C появлением земства в стране увеличилась численность провинциальной интеллигенции: фельдшеров, учителей, ветеринаров, агрономов, землемеров, статистиков, адвокатов и т.д. Хорошо образованные, близко знавшие народные нужды, эти люди сделали очень многое для развития просвещения и культуры в российской глубинке. Большинство из них находилось в оппозиции к самодержавной власти и выступало за демократические преобразования в стране. Кое-кто из преподавателей череповецких учебных заведений: женской гимназии, технического и реального училищ, учительской семинарии – также разделяли народнические взгляды и, естественно, оказывали влияние на умы учащихся. В учительской семинарии, к примеру, был создан кружок, где тайно читались и обсуждались сочинения Герцена, Чернышевского, Добролюбова, позднее – изучались сочинения Карла Маркса и Г.В. Плеханова. Кружок имел тайную библиотеку, издавал печатавшийся на гектографе журнал «Слово». А в реальном училище, где учился Рысаков, среди учителей был ссыльный нигилист, некто Васильев. И, вполне вероятно, что Николая Рысакова еще в Череповце увлекла революционная романтика.
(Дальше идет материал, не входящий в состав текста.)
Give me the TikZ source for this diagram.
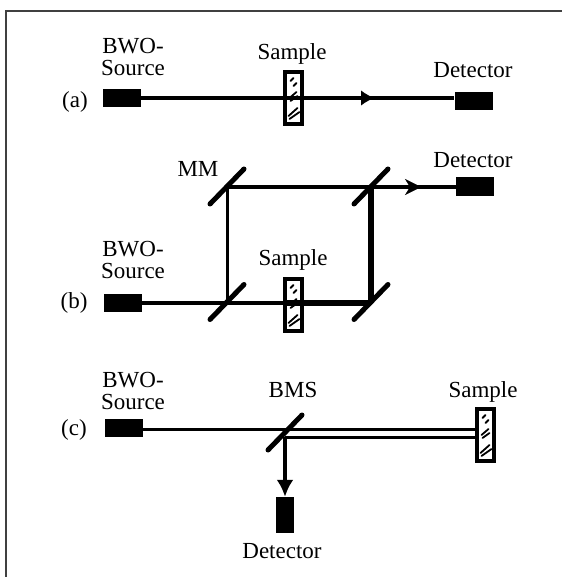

«Когда Рысаков учился в реальном училище, – говорила на суде по делу боевиков партии «Народная воля» свидетельница из Череповца Енько-Даровская, – то жил он в числе других мальчиков у меня. Жили по три человека, платили 15 рублей в месяц. Учился хорошо, скромный в поведении, много читал, брал уроки французского и английского языков. Первый год в училище он учился слабо, а потом выправился. Был набожным более других мальчиков и с охотой посещал церковь».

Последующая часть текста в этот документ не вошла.